> [Supplied information]
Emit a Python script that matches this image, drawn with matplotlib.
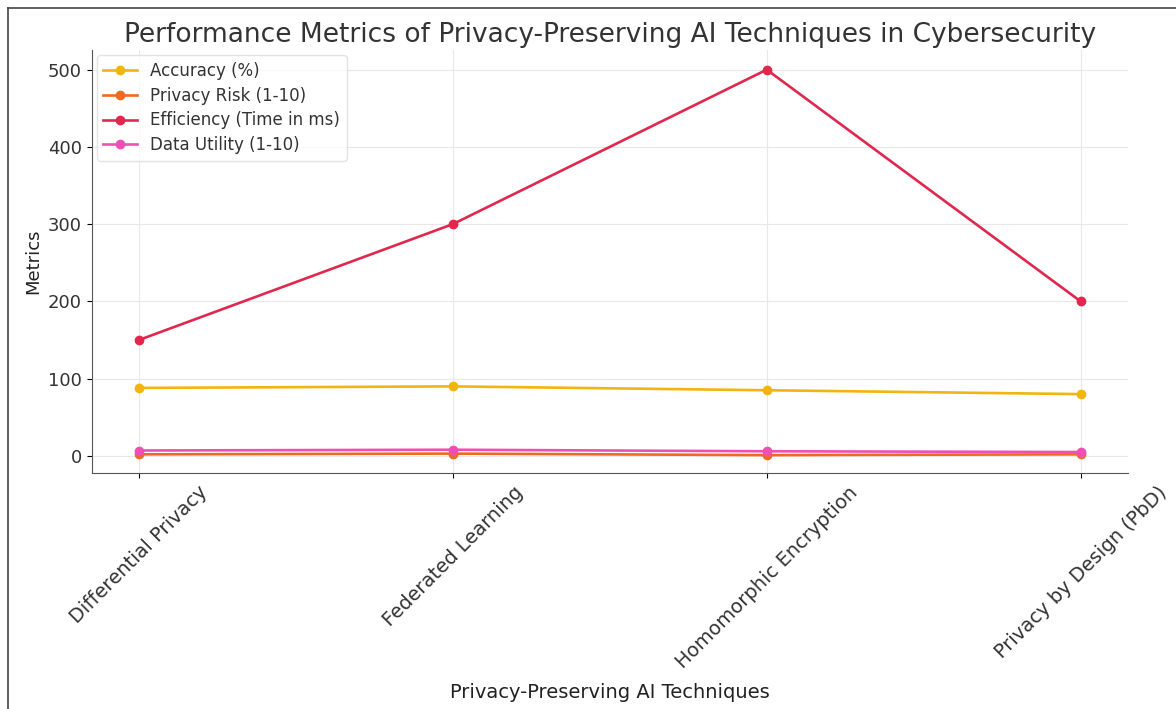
import numpy as np
import matplotlib.pyplot as plt
from matplotlib.lines import Line2D

# Data
techniques = ['Differential Privacy', 'Federated Learning',
              'Homomorphic Encryption', 'Privacy by Design (PbD)']
accuracy = [88, 90, 85, 80]
privacy_risk = [2, 3, 1, 2]
efficiency = [150, 300, 500, 200]
data_utility = [7, 8, 6, 5]

series = [
    ('Accuracy (%)', accuracy, '#f2b40f'),
    ('Privacy Risk (1-10)', privacy_risk, '#ee6a22'),
    ('Efficiency (Time in ms)', efficiency, '#e0284f'),
    ('Data Utility (1-10)', data_utility, '#ee4fb4'),
]

fig = plt.figure(figsize=(11.76, 7.09), dpi=100)
ax = fig.add_axes([0.078, 0.333, 0.881, 0.596])

x = np.arange(len(techniques))
for label, vals, col in series:
    ax.plot(x, vals, marker='o', color=col, label=label, linewidth=1.9, markersize=6)

ax.set_xticks(x)
ax.set_xticklabels(techniques, rotation=45, fontsize=14, color='#333333')
ax.tick_params(axis='y', labelsize=13, labelcolor='#333333')
ax.set_yticks([0, 100, 200, 300, 400, 500])
ax.set_xlim(-0.15, 3.15)
ax.set_ylim(-22, 525)
ax.grid(True, color='#e8e8e8', linewidth=0.8)
ax.set_axisbelow(True)
for s in ['top', 'right']:
    ax.spines[s].set_visible(False)
for s in ['left', 'bottom']:
    ax.spines[s].set_color('#555555')

ax.set_title('Performance Metrics of Privacy-Preserving AI Techniques in Cybersecurity',
             fontsize=19, color='#333333', pad=6)
ax.set_xlabel('Privacy-Preserving AI Techniques', fontsize=14, color='#222222',
              labelpad=8)
ax.set_ylabel('Metrics', fontsize=13, color='#222222')
ax.legend(loc='upper left', fontsize=12, frameon=True, edgecolor='#dddddd',
          labelcolor='#333333', labelspacing=0.4, borderaxespad=0.3)

# outer frame (left and top edges)
fig.add_artist(Line2D([8 / 1176, 8 / 1176], [0, 1 - 8 / 709], transform=fig.transFigure,
                      color='#444444', linewidth=1.2))
fig.add_artist(Line2D([8 / 1176, 1], [1 - 8 / 709, 1 - 8 / 709], transform=fig.transFigure,
                      color='#444444', linewidth=1.2))

fig.savefig('out.png', dpi=100)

> [What you need to do] Leave out all pictures, then copy the remaining material exactly.

> [Solved exercise]
Emit a Python script that matches this image, drawn with matplotlib.
import numpy as np
import matplotlib.pyplot as plt
from matplotlib.lines import Line2D

# Data
techniques = ['Differential Privacy', 'Federated Learning',
              'Homomorphic Encryption', 'Privacy by Design (PbD)']
accuracy = [88, 90, 85, 80]
privacy_risk = [2, 3, 1, 2]
efficiency = [150, 300, 500, 200]
data_utility = [7, 8, 6, 5]

series = [
    ('Accuracy (%)', accuracy, '#f2b40f'),
    ('Privacy Risk (1-10)', privacy_risk, '#ee6a22'),
    ('Efficiency (Time in ms)', efficiency, '#e0284f'),
    ('Data Utility (1-10)', data_utility, '#ee4fb4'),
]

fig = plt.figure(figsize=(11.76, 7.09), dpi=100)
ax = fig.add_axes([0.078, 0.333, 0.881, 0.596])

x = np.arange(len(techniques))
for label, vals, col in series:
    ax.plot(x, vals, marker='o', color=col, label=label, linewidth=1.9, markersize=6)

ax.set_xticks(x)
ax.set_xticklabels(techniques, rotation=45, fontsize=14, color='#333333')
ax.tick_params(axis='y', labelsize=13, labelcolor='#333333')
ax.set_yticks([0, 100, 200, 300, 400, 500])
ax.set_xlim(-0.15, 3.15)
ax.set_ylim(-22, 525)
ax.grid(True, color='#e8e8e8', linewidth=0.8)
ax.set_axisbelow(True)
for s in ['top', 'right']:
    ax.spines[s].set_visible(False)
for s in ['left', 'bottom']:
    ax.spines[s].set_color('#555555')

ax.set_title('Performance Metrics of Privacy-Preserving AI Techniques in Cybersecurity',
             fontsize=19, color='#333333', pad=6)
ax.set_xlabel('Privacy-Preserving AI Techniques', fontsize=14, color='#222222',
              labelpad=8)
ax.set_ylabel('Metrics', fontsize=13, color='#222222')
ax.legend(loc='upper left', fontsize=12, frameon=True, edgecolor='#dddddd',
          labelcolor='#333333', labelspacing=0.4, borderaxespad=0.3)

# outer frame (left and top edges)
fig.add_artist(Line2D([8 / 1176, 8 / 1176], [0, 1 - 8 / 709], transform=fig.transFigure,
                      color='#444444', linewidth=1.2))
fig.add_artist(Line2D([8 / 1176, 1], [1 - 8 / 709, 1 - 8 / 709], transform=fig.transFigure,
                      color='#444444', linewidth=1.2))

fig.savefig('out.png', dpi=100)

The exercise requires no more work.